In a very different way France
was more seriously divided. Six months earlier Marshal Pétain had appointed pro-Nazi Pierre Laval foreign minister and then had sacked and imprisoned him only to free him days later thanks to the German ambassador’s intervention. Many pre-war Socialist and Radical-Socialist leaders had been indicted for “war guilt” though they had been among the precious few to stand up for France in the face of the Fascists.
“It amazes me,” Denise stated ruefully one night over a great bowl of shelled chestnuts, “that such heroic figures would be persecuted. Isn’t it the state’s responsibility to foster and maintain the integrity of the individual?”
“I’m afraid,” André countered with an equal measure of rue, “Pétain would say it’s the individual’s responsibility to sacrifice himself for the cohesiveness of the state.”
“That policy works wonders,” Alex said sardonically.
“All the more reason for us to enjoy the freedom we have within the walls of La Font,” André said, “for as long as it might last.”
Startled, Denise pleaded, “Don’t say that. I’m just beginning to feel settled in.”

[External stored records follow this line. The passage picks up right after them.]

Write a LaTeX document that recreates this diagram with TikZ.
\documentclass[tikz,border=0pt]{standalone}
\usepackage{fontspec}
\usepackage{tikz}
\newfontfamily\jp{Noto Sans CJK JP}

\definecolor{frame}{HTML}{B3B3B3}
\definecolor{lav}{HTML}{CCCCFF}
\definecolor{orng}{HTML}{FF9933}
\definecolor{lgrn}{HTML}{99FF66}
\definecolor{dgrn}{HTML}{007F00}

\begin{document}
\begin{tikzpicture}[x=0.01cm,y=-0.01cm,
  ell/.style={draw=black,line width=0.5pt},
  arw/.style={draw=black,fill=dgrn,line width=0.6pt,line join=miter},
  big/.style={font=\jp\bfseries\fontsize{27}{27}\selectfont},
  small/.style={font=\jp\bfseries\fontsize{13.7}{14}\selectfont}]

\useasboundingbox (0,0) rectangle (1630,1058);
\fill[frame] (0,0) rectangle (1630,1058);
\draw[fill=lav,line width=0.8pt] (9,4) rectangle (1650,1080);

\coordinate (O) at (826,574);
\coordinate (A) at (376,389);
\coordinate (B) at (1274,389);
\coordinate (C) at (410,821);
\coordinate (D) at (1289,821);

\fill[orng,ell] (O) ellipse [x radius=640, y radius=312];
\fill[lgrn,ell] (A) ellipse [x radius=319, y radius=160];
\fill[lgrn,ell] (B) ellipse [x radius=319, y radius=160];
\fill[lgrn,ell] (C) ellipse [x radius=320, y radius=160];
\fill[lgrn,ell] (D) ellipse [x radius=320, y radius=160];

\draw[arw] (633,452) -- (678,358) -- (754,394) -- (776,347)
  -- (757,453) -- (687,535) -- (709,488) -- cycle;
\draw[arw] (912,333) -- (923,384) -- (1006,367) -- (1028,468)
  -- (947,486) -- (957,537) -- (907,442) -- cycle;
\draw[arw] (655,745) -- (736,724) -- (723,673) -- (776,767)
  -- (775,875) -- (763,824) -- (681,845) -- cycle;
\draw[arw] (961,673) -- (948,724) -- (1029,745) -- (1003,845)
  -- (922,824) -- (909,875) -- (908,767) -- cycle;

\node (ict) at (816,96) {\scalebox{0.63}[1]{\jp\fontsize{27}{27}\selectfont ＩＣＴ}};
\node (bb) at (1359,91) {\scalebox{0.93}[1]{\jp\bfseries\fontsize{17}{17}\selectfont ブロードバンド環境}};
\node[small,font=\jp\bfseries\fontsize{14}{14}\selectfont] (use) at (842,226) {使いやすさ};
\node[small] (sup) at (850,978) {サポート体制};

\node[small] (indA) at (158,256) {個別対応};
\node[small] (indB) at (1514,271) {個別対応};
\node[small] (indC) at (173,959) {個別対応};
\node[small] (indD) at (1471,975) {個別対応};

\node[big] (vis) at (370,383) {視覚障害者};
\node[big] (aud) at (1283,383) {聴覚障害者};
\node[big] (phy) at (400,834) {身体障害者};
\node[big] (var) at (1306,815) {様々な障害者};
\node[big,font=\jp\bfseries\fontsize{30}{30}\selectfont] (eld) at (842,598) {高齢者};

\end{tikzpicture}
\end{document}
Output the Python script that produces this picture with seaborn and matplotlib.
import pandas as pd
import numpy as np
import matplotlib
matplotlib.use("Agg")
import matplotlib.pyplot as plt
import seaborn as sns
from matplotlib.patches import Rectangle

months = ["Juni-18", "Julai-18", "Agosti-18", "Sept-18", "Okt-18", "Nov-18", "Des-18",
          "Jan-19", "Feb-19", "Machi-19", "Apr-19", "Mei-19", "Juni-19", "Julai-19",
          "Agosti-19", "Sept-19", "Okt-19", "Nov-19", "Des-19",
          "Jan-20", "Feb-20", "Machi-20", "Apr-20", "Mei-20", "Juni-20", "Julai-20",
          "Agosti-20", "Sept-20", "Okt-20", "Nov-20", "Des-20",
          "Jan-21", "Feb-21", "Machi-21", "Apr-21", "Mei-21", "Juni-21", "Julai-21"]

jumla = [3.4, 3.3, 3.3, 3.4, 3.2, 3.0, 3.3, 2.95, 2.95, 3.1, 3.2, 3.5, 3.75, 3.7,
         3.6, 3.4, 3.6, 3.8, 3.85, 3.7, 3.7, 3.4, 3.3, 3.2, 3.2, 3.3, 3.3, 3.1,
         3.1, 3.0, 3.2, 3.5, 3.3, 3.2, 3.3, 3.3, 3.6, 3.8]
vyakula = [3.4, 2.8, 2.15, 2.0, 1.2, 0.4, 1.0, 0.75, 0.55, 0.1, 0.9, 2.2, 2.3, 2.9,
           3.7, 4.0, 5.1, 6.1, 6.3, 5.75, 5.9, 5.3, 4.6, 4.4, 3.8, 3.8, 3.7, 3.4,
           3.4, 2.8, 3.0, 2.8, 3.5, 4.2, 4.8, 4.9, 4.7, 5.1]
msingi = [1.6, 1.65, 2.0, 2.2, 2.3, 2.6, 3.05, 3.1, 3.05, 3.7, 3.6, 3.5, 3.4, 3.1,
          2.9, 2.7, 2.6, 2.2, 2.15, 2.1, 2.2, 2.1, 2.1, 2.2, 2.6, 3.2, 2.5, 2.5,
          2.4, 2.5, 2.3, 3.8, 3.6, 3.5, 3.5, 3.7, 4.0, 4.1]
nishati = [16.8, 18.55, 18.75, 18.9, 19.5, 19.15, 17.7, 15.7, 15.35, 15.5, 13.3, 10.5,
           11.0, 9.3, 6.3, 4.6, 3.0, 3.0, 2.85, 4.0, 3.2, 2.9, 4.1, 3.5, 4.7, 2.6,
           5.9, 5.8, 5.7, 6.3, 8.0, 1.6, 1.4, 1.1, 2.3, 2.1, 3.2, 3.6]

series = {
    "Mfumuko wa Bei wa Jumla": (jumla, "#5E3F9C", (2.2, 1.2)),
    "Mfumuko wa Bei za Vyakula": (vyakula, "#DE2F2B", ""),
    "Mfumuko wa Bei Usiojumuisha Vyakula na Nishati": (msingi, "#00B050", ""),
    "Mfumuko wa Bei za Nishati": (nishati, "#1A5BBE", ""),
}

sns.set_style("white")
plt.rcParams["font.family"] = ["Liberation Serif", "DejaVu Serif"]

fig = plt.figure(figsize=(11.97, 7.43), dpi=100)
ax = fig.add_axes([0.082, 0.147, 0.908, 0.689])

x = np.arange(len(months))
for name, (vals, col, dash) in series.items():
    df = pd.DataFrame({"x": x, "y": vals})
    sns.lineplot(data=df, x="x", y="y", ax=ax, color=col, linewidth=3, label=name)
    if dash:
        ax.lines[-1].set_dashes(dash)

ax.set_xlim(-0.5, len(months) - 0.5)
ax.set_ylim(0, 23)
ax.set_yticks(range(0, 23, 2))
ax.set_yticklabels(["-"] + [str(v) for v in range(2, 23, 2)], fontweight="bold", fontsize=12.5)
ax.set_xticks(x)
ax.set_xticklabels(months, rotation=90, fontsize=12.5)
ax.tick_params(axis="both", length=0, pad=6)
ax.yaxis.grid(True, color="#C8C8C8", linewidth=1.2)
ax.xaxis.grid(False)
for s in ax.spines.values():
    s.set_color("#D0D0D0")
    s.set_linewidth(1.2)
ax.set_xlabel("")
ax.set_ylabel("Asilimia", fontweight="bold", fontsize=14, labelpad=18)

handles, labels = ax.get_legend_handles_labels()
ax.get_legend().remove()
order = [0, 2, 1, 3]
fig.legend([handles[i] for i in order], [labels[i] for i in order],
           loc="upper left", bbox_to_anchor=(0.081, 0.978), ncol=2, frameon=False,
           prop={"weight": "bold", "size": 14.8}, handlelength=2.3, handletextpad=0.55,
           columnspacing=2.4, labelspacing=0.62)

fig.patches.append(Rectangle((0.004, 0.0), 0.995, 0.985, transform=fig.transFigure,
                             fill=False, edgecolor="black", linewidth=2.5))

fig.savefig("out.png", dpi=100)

“Every day the world is less certain and more dangerous,” André replied levelly. “How can we guess what the French will do next? When they laid down their arms they surrendered their souls.”
“Pétain tries to maintain national unity and French pride,” Alex added, “but with half a country at his disposal, subject to German authority, how long will that last?”
“All I want to do is cry,” Geneviève declared.
“Now is the time to look to our own souls,” André counseled, “to stay true to ourselves and all that we cherish of our human dignity.”
“I don’t know about these ‘souls,’” Alex grumped.
“Think of it ethically then,” André insisted, “or politically. It’s too easy to forget oneself, to take comfort in becoming part of the great amorphous mass of the thoughtless, the spineless, the soulless, as I would say. To go along with the wrong instead of standing up for what’s right. To become nothing because so many are nothing and being nothing takes less effort than becoming something worthwhile. Of course we all must die eventually but to die for nothing—as nothing—is too cruel to contemplate. To lose one’s way and remain forever lost. To participate in the dissolution of society and the degradation of all human worth.”